# Given instruction
Leave out any picture and return the remaining listing below exactly as given.

# Provided data
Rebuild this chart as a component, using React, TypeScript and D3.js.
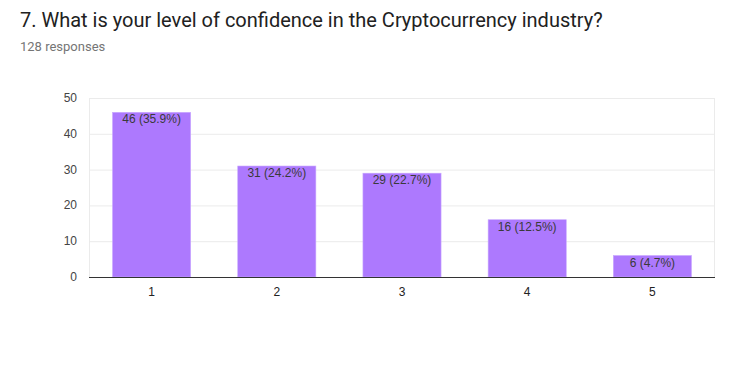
import React from "react";
import * as d3 from "d3";

const categories = ["1", "2", "3", "4", "5"];
const counts = [46, 31, 29, 16, 6];
const labels = ["46 (35.9%)", "31 (24.2%)", "29 (22.7%)", "16 (12.5%)", "6 (4.7%)"];
const yTicks = [0, 10, 20, 30, 40, 50];

export default function App() {
  const W = 737, H = 377;
  const left = 89, right = 715, top = 98, bottom = 277;
  const x = d3.scaleBand<string>().domain(categories).range([left, right]).paddingInner(0.376).paddingOuter(0.188);
  const y = d3.scaleLinear().domain([0, 50]).range([bottom, top]);
  const font = "Roboto, Arial, sans-serif";
  const afont = "Arial, 'Liberation Sans', sans-serif";
  return (
    <svg width={W} height={H} style={{ position: "absolute", left: 0, top: 0, background: "#fff" }}>
      <text x={20} y={27} fontFamily={font} fontSize={20} fill="#212121">7. What is your level of confidence in the Cryptocurrency industry?</text>
      <text x={20} y={51} fontFamily={font} fontSize={13} fill="#757575">128 responses</text>
      <rect x={left + 0.5} y={top + 0.5} width={right - left - 1} height={bottom - top} fill="none" stroke="#ebebeb" strokeWidth={1} />
      {yTicks.map((t) => (
        <g key={t}>
          {t > 0 && <line x1={left} x2={right} y1={y(t) + 0.5} y2={y(t) + 0.5} stroke="#ebebeb" />}
          <text x={77} y={y(t) + 4} textAnchor="end" fontFamily={afont} fontSize={12} fill="#444">{t}</text>
        </g>
      ))}
      {categories.map((c, i) => (
        <g key={c}>
          <rect x={x(c)!} y={y(counts[i])} width={x.bandwidth()} height={bottom - y(counts[i])} fill="#ad79fe" stroke="#c9a8ff" strokeWidth={0.6} />
          <text x={x(c)! + x.bandwidth() / 2} y={y(counts[i]) + 11} textAnchor="middle" fontFamily={afont} fontSize={12} fill="#3a3a3a">{labels[i]}</text>
          <text x={x(c)! + x.bandwidth() / 2} y={296} textAnchor="middle" fontFamily={afont} fontSize={12} fill="#222">{c}</text>
        </g>
      ))}
      <line x1={left} x2={right} y1={bottom + 0.5} y2={bottom + 0.5} stroke="#333" strokeWidth={1} />
    </svg>
  );
}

# The completed task
Rebuild this chart as a component, using React, TypeScript and D3.js.
import React from "react";
import * as d3 from "d3";

const categories = ["1", "2", "3", "4", "5"];
const counts = [46, 31, 29, 16, 6];
const labels = ["46 (35.9%)", "31 (24.2%)", "29 (22.7%)", "16 (12.5%)", "6 (4.7%)"];
const yTicks = [0, 10, 20, 30, 40, 50];

export default function App() {
  const W = 737, H = 377;
  const left = 89, right = 715, top = 98, bottom = 277;
  const x = d3.scaleBand<string>().domain(categories).range([left, right]).paddingInner(0.376).paddingOuter(0.188);
  const y = d3.scaleLinear().domain([0, 50]).range([bottom, top]);
  const font = "Roboto, Arial, sans-serif";
  const afont = "Arial, 'Liberation Sans', sans-serif";
  return (
    <svg width={W} height={H} style={{ position: "absolute", left: 0, top: 0, background: "#fff" }}>
      <text x={20} y={27} fontFamily={font} fontSize={20} fill="#212121">7. What is your level of confidence in the Cryptocurrency industry?</text>
      <text x={20} y={51} fontFamily={font} fontSize={13} fill="#757575">128 responses</text>
      <rect x={left + 0.5} y={top + 0.5} width={right - left - 1} height={bottom - top} fill="none" stroke="#ebebeb" strokeWidth={1} />
      {yTicks.map((t) => (
        <g key={t}>
          {t > 0 && <line x1={left} x2={right} y1={y(t) + 0.5} y2={y(t) + 0.5} stroke="#ebebeb" />}
          <text x={77} y={y(t) + 4} textAnchor="end" fontFamily={afont} fontSize={12} fill="#444">{t}</text>
        </g>
      ))}
      {categories.map((c, i) => (
        <g key={c}>
          <rect x={x(c)!} y={y(counts[i])} width={x.bandwidth()} height={bottom - y(counts[i])} fill="#ad79fe" stroke="#c9a8ff" strokeWidth={0.6} />
          <text x={x(c)! + x.bandwidth() / 2} y={y(counts[i]) + 11} textAnchor="middle" fontFamily={afont} fontSize={12} fill="#3a3a3a">{labels[i]}</text>
          <text x={x(c)! + x.bandwidth() / 2} y={296} textAnchor="middle" fontFamily={afont} fontSize={12} fill="#222">{c}</text>
        </g>
      ))}
      <line x1={left} x2={right} y1={bottom + 0.5} y2={bottom + 0.5} stroke="#333" strokeWidth={1} />
    </svg>
  );
}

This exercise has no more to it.